**Objective:**
Copy everything in the listing below word for word, apart from any images.
## Start Recorded information
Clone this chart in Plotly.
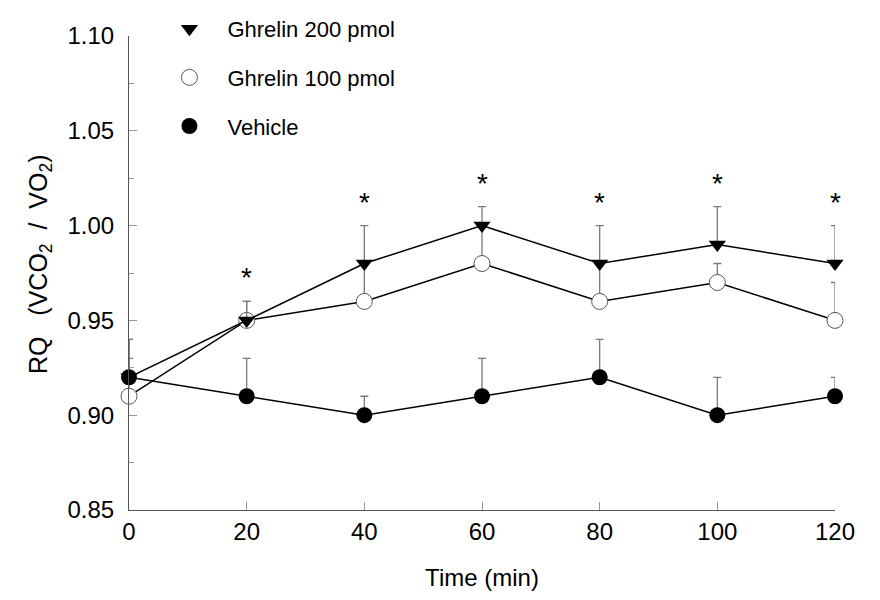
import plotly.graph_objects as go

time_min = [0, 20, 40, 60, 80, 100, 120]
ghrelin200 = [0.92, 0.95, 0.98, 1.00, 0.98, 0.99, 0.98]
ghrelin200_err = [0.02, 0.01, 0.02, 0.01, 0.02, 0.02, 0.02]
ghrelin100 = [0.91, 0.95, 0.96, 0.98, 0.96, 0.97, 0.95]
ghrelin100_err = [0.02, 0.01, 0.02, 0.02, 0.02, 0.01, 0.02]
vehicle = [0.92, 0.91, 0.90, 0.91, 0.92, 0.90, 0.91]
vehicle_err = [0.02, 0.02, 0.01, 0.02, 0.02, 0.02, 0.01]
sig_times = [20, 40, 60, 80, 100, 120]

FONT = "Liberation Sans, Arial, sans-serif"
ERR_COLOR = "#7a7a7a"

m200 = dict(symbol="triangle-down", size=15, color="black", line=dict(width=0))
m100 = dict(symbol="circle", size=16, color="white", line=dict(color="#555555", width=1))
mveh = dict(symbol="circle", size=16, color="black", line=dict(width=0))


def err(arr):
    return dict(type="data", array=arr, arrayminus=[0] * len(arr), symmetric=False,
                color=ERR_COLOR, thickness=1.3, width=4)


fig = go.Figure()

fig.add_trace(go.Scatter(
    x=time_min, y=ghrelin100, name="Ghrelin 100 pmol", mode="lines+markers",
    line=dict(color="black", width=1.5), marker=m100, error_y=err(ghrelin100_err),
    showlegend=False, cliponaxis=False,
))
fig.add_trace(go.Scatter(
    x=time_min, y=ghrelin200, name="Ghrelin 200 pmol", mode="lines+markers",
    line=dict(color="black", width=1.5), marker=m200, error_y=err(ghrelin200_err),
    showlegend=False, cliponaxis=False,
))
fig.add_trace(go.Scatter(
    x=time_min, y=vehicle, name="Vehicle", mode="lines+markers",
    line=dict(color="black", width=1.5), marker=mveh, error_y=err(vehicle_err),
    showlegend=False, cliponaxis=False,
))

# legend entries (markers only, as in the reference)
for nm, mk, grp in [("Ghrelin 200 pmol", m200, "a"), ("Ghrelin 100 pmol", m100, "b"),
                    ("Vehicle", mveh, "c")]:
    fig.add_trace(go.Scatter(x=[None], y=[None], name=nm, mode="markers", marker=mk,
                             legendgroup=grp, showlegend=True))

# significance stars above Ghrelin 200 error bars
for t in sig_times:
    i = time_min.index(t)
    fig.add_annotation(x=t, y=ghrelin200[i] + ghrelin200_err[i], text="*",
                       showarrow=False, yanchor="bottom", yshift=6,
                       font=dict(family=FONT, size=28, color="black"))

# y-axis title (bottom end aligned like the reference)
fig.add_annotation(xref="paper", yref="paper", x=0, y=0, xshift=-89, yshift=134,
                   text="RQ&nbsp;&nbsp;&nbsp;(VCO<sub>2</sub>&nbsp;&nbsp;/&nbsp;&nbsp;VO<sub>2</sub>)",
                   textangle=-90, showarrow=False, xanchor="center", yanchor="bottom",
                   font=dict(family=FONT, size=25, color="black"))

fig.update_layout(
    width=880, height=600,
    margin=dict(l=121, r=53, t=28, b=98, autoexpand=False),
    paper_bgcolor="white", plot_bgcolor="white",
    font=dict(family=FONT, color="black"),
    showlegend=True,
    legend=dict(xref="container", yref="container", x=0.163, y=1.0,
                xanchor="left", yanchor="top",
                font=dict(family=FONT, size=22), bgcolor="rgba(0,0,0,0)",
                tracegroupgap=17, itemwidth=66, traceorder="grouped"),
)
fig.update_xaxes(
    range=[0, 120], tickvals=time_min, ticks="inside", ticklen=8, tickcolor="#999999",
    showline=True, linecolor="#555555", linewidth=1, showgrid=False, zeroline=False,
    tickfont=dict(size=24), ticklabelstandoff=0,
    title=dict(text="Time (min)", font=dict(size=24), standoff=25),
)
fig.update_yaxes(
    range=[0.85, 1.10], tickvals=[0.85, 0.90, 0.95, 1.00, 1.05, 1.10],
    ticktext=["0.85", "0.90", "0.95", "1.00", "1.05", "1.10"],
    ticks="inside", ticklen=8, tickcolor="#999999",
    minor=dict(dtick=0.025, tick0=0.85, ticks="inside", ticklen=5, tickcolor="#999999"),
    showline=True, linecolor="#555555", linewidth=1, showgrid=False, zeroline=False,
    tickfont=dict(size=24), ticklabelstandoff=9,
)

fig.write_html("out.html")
## End Recorded information
**Complete response:**
Clone this chart in Plotly.
import plotly.graph_objects as go

time_min = [0, 20, 40, 60, 80, 100, 120]
ghrelin200 = [0.92, 0.95, 0.98, 1.00, 0.98, 0.99, 0.98]
ghrelin200_err = [0.02, 0.01, 0.02, 0.01, 0.02, 0.02, 0.02]
ghrelin100 = [0.91, 0.95, 0.96, 0.98, 0.96, 0.97, 0.95]
ghrelin100_err = [0.02, 0.01, 0.02, 0.02, 0.02, 0.01, 0.02]
vehicle = [0.92, 0.91, 0.90, 0.91, 0.92, 0.90, 0.91]
vehicle_err = [0.02, 0.02, 0.01, 0.02, 0.02, 0.02, 0.01]
sig_times = [20, 40, 60, 80, 100, 120]

FONT = "Liberation Sans, Arial, sans-serif"
ERR_COLOR = "#7a7a7a"

m200 = dict(symbol="triangle-down", size=15, color="black", line=dict(width=0))
m100 = dict(symbol="circle", size=16, color="white", line=dict(color="#555555", width=1))
mveh = dict(symbol="circle", size=16, color="black", line=dict(width=0))


def err(arr):
    return dict(type="data", array=arr, arrayminus=[0] * len(arr), symmetric=False,
                color=ERR_COLOR, thickness=1.3, width=4)


fig = go.Figure()

fig.add_trace(go.Scatter(
    x=time_min, y=ghrelin100, name="Ghrelin 100 pmol", mode="lines+markers",
    line=dict(color="black", width=1.5), marker=m100, error_y=err(ghrelin100_err),
    showlegend=False, cliponaxis=False,
))
fig.add_trace(go.Scatter(
    x=time_min, y=ghrelin200, name="Ghrelin 200 pmol", mode="lines+markers",
    line=dict(color="black", width=1.5), marker=m200, error_y=err(ghrelin200_err),
    showlegend=False, cliponaxis=False,
))
fig.add_trace(go.Scatter(
    x=time_min, y=vehicle, name="Vehicle", mode="lines+markers",
    line=dict(color="black", width=1.5), marker=mveh, error_y=err(vehicle_err),
    showlegend=False, cliponaxis=False,
))

# legend entries (markers only, as in the reference)
for nm, mk, grp in [("Ghrelin 200 pmol", m200, "a"), ("Ghrelin 100 pmol", m100, "b"),
                    ("Vehicle", mveh, "c")]:
    fig.add_trace(go.Scatter(x=[None], y=[None], name=nm, mode="markers", marker=mk,
                             legendgroup=grp, showlegend=True))

# significance stars above Ghrelin 200 error bars
for t in sig_times:
    i = time_min.index(t)
    fig.add_annotation(x=t, y=ghrelin200[i] + ghrelin200_err[i], text="*",
                       showarrow=False, yanchor="bottom", yshift=6,
                       font=dict(family=FONT, size=28, color="black"))

# y-axis title (bottom end aligned like the reference)
fig.add_annotation(xref="paper", yref="paper", x=0, y=0, xshift=-89, yshift=134,
                   text="RQ&nbsp;&nbsp;&nbsp;(VCO<sub>2</sub>&nbsp;&nbsp;/&nbsp;&nbsp;VO<sub>2</sub>)",
                   textangle=-90, showarrow=False, xanchor="center", yanchor="bottom",
                   font=dict(family=FONT, size=25, color="black"))

fig.update_layout(
    width=880, height=600,
    margin=dict(l=121, r=53, t=28, b=98, autoexpand=False),
    paper_bgcolor="white", plot_bgcolor="white",
    font=dict(family=FONT, color="black"),
    showlegend=True,
    legend=dict(xref="container", yref="container", x=0.163, y=1.0,
                xanchor="left", yanchor="top",
                font=dict(family=FONT, size=22), bgcolor="rgba(0,0,0,0)",
                tracegroupgap=17, itemwidth=66, traceorder="grouped"),
)
fig.update_xaxes(
    range=[0, 120], tickvals=time_min, ticks="inside", ticklen=8, tickcolor="#999999",
    showline=True, linecolor="#555555", linewidth=1, showgrid=False, zeroline=False,
    tickfont=dict(size=24), ticklabelstandoff=0,
    title=dict(text="Time (min)", font=dict(size=24), standoff=25),
)
fig.update_yaxes(
    range=[0.85, 1.10], tickvals=[0.85, 0.90, 0.95, 1.00, 1.05, 1.10],
    ticktext=["0.85", "0.90", "0.95", "1.00", "1.05", "1.10"],
    ticks="inside", ticklen=8, tickcolor="#999999",
    minor=dict(dtick=0.025, tick0=0.85, ticks="inside", ticklen=5, tickcolor="#999999"),
    showline=True, linecolor="#555555", linewidth=1, showgrid=False, zeroline=False,
    tickfont=dict(size=24), ticklabelstandoff=9,
)

fig.write_html("out.html")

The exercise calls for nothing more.